Moscow – Indigenous Horror Discussion and Presentation
Join us for a discussion and presentation featuring Indigenous horror, its myths, and how those stories tie into tribal views. Hosted by authors Tiffany Midge and Devon Mihesuah.
Tiffany Midge is a citizen of the Standing Rock Sioux Nation and was raised by wolves in the Pacific Northwest. Her work has appeared in The New Yorker, The Brooklyn Rail, First American Art Magazine, World Literature Today, McSweeney’s, and more. Her most recent poetry collections include “Horns,” winner of a Wilder Prize with Two Sylvias Press, and “The Woman Who Married a Bear” winner of the Kenyon Review Earthworks Indigenous Poetry Prize and a Western Heritage Award.
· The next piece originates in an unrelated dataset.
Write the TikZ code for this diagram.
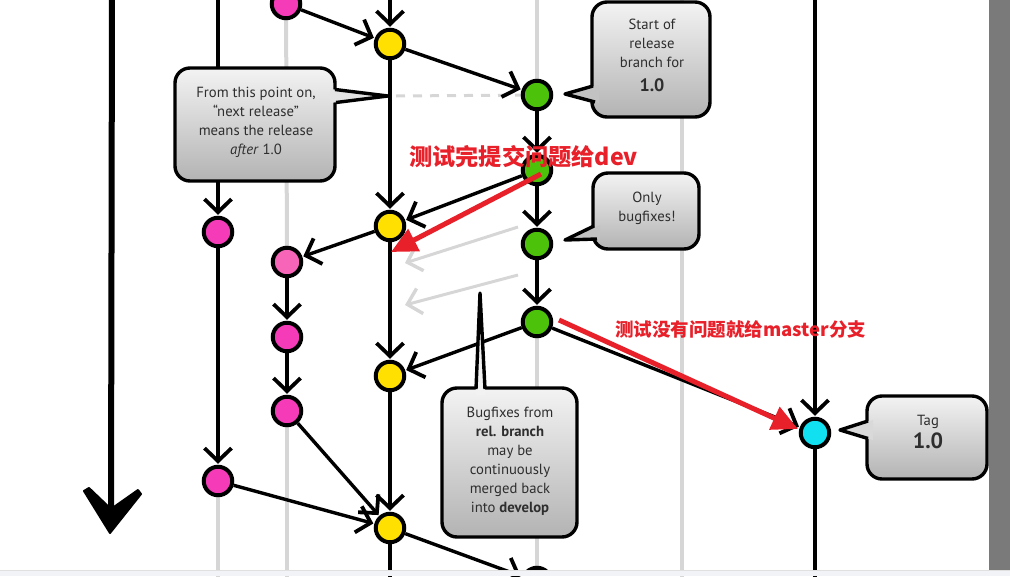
\documentclass[tikz,border=0pt]{standalone}
\usepackage{fontspec}
\setmainfont{PT Sans}
\newfontfamily\cjk{Noto Sans CJK SC}
\usetikzlibrary{arrows.meta}
\definecolor{pinkc}{HTML}{F53BB8}
\definecolor{pinkl}{HTML}{F765B8}
\definecolor{yel}{HTML}{FFE000}
\definecolor{grn}{HTML}{4DC20A}
\definecolor{cyn}{HTML}{10E0F0}
\definecolor{redc}{HTML}{E8202A}
\definecolor{lgrey}{HTML}{D6D6D6}
\definecolor{txt}{HTML}{2E2E2E}
\definecolor{btop}{HTML}{F3F3F3}
\definecolor{bbot}{HTML}{B3B3B3}
\definecolor{barg}{HTML}{7A7A7A}
\definecolor{strip}{HTML}{F2F3F6}
\pgfdeclarelayer{bg}
\pgfsetlayers{bg,main}
\tikzset{
  commit/.style={circle, draw=black, line width=4pt, minimum size=28.5pt, inner sep=0pt},
  edgeflow/.style={line width=3.4pt, -{Straight Barb[length=13pt,width=27pt,line width=3.8pt]}, shorten >=1pt},
  edgeplain/.style={line width=3.4pt},
  ghost/.style={draw=lgrey, line width=4pt},
  ghostflow/.style={draw=lgrey, line width=3pt, -{Straight Barb[length=13pt,width=26pt,line width=3.4pt]}},
  bubble/.style={draw=black, line width=3.4pt, rounded corners=15pt, top color=btop, bottom color=bbot, inner sep=0pt},
  btext/.style={text=txt, align=center, inner sep=0pt, font=\fontsize{14.7}{19}\selectfont},
  ptr/.style={draw=black, line width=3.4pt, line join=round},
  redarrow/.style={draw=redc, line width=5pt, -{Triangle[length=26pt,width=24pt]}},
  redtxt/.style={text=redc, font=\cjk\bfseries\fontsize{23.2}{25}\selectfont, inner sep=0pt},
  redtxtb/.style={text=redc, font=\cjk\bfseries\fontsize{18.5}{21}\selectfont, inner sep=0pt},
}
\begin{document}
\begin{tikzpicture}[x=1pt,y=-1pt]
\useasboundingbox (0,0) rectangle (1010,576);
\begin{scope}
\clip (0,0) rectangle (989,570);
% commits
\node[commit, fill=pinkc] (p0) at (286,4) {};
\node[commit, fill=yel] (d1) at (390,44) {};
\node[commit, fill=grn] (r1) at (537,95) {};
\node[commit, fill=grn] (r2) at (537,170) {};
\node[commit, fill=grn] (r3) at (537,244) {};
\node[commit, fill=grn] (r4) at (537,322) {};
\node[commit, fill=grn] (r5) at (537,582) {};
\node[commit, fill=cyn] (m1) at (815,433) {};
\node[commit, fill=pinkc] (fa1) at (218,232) {};
\node[commit, fill=pinkc] (fa2) at (218,481) {};
\node[commit, fill=pinkl] (fb1) at (287,262) {};
\node[commit, fill=pinkc] (fb2) at (287,337) {};
\node[commit, fill=pinkc] (fb3) at (287,411) {};
\node[commit, fill=yel] (d2) at (390,226) {};
\node[commit, fill=yel] (d3) at (390,376) {};
\node[commit, fill=yel] (d4) at (390,528) {};
% free ends
\coordinate (faT) at (218,-10);
\coordinate (faB) at (218,600);
\coordinate (fbT) at (286,-10);
\coordinate (fbB) at (287,600);
\coordinate (dT) at (390,-10);
\coordinate (dB) at (390,600);
\coordinate (rT) at (537,-10);
\coordinate (sT) at (682,-10);
\coordinate (sB) at (682,600);
\coordinate (mT) at (815,-10);
\coordinate (mB) at (815,600);
\coordinate (tT) at (112,-10);
\coordinate (tB) at (111,515);
\coordinate (dl) at (396,96);
\coordinate (ga1s) at (518,227);
\coordinate (ga1e) at (405,263);
\coordinate (ga2s) at (518,275);
\coordinate (ga2e) at (405,305);
\begin{pgfonlayer}{bg}
  \draw[ghost] (fbT) -- (fb1);
  \draw[ghost] (fb3) -- (fbB);
  \draw[ghost] (rT) -- (r1);
  \draw[ghost] (r4) -- (r5);
  \draw[ghost] (sT) -- (sB);
  \draw[ghost] (fa2) -- (faB);
  \draw[draw=lgrey, line width=3pt, dash pattern=on 9pt off 8pt] (dl) -- (r1);
  \draw[ghostflow] (ga1s) -- (ga1e);
  \draw[ghostflow] (ga2s) -- (ga2e);
  % time axis
  \draw[line width=6pt] (tT) -- (tB);
  \filldraw[line width=2pt, line join=round] (84,491) -- (110,533) -- (141,494) -- (138,490) -- (111,509) -- (89,488) -- cycle;
  % main lines
  \draw[edgeflow] (faT) -- (fa1);
  \draw[edgeflow] (fa1) -- (fa2);
  \draw[edgeflow] (dT) -- (d1);
  \draw[edgeflow] (d1) -- (d2);
  \draw[edgeflow] (d2) -- (d3);
  \draw[edgeflow] (d3) -- (d4);
  \draw[edgeplain] (d4) -- (dB);
  \draw[edgeflow] (mT) -- (m1);
  \draw[edgeplain] (m1) -- (mB);
  \draw[edgeflow] (p0) -- (d1);
  \draw[edgeflow] (d1) -- (r1);
  \draw[edgeflow] (r1) -- (r2);
  \draw[edgeflow] (r2) -- (r3);
  \draw[edgeflow] (r3) -- (r4);
  \draw[edgeflow] (r2) -- (d2);
  \draw[edgeflow] (d2) -- (fb1);
  \draw[edgeflow] (fb1) -- (fb2);
  \draw[edgeflow] (fb2) -- (fb3);
  \draw[edgeflow] (r4) -- (d3);
  \draw[edgeflow] (r4) -- (m1);
  \draw[edgeflow] (fb3) -- (d4);
  \draw[edgeflow] (fa2) -- (d4);
  \draw[edgeflow] (d4) -- (r5);
\end{pgfonlayer}
% bubbles
\node[bubble, minimum width=160pt, minimum height=113pt] (b1) at (255,124.5) {};
\fill[fill=black!11] (330,89) -- (388,96) -- (330,103) -- cycle;
\draw[ptr] (335,89.5) -- (388,96) -- (336,102.5);
\node[btext] (b1t) at (256,122.5) {From this point on,\\“next release”\\means the release\\\textit{after} 1.0};
\node[bubble, minimum width=118pt, minimum height=115pt] (b2) at (651,59.5) {};
\fill[fill=black!24] (599,85) -- (565,94) -- (599,103) -- cycle;
\draw[ptr] (593,86) -- (565,94) -- (595,102);
\node[btext] (b2t) at (652,55) {Start of\\release\\branch for\\[5pt]{\fontsize{18}{18}\selectfont\bfseries 1.0}};
\node[bubble, minimum width=106pt, minimum height=76pt] (b3) at (646,211) {};
\fill[fill=black!24] (600,225) -- (565,240) -- (600,240) -- cycle;
\draw[ptr] (594,226) -- (565,240) -- (597,239);
\node[btext] (b3t) at (647,208) {Only\\bugfixes!};
\node[bubble, minimum width=135pt, minimum height=149pt] (b4) at (509.5,462.5) {};
\fill[fill=black!5] (475.5,395) -- (480,293) -- (485.5,395) -- cycle;
\draw[ptr] (476,389) -- (480,293) -- (485,389);
\node[btext] (b4t) at (510,461) {Bugfixes from\\\textbf{rel. branch}\\may be\\continuously\\merged back\\into \textbf{develop}};
\node[bubble, minimum width=120pt, minimum height=83pt] (b5) at (927,437.5) {};
\fill[fill=black!15] (873,420) -- (840,430) -- (873,440) -- cycle;
\draw[ptr] (868,421) -- (840,430) -- (868,438.5);
\node[btext] (b5t) at (928,432) {Tag\\[4pt]{\fontsize{22}{22}\selectfont\bfseries 1.0}};
% red annotations
\coordinate (ra1s) at (541,174);
\coordinate (ra1e) at (391,252);
\coordinate (ra2s) at (559,320);
\coordinate (ra2e) at (798,429);
\draw[redarrow] (ra1s) -- (ra1e);
\draw[redarrow] (ra2s) -- (ra2e);
\node[redtxt, anchor=west] (lab1) at (409,157) {测试完提交问题给dev};
\node[redtxtb, anchor=west] (lab2) at (615,329) {测试没有问题就给master分支};
\end{scope}
\fill[barg] (989,0) rectangle (1010,570);
\fill[strip] (0,570) rectangle (1010,576);
\draw[draw=black!12, line width=0.8pt] (0,570) -- (1010,570);
\end{tikzpicture}
\end{document}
Devon Mihesuah, an enrolled citizen of the Choctaw Nation of Oklahoma, is the Cora Lee Beers Price Professor in the Hall Center for the Humanities at the University of Kansas A historian by training, she is the author of numerous award-winning books on Indigenous history and current issues, most recently Recovering Our Ancestors’ Gardens that was recently named the Best Indigenous Book in the World by Gourmand International; Ned Christie: The Creation of an Outlaw and Cherokee Hero, Choctaw Crime and Punishment, and the novels Hatak Witches, Dance of the Returned, and The Bone Picker.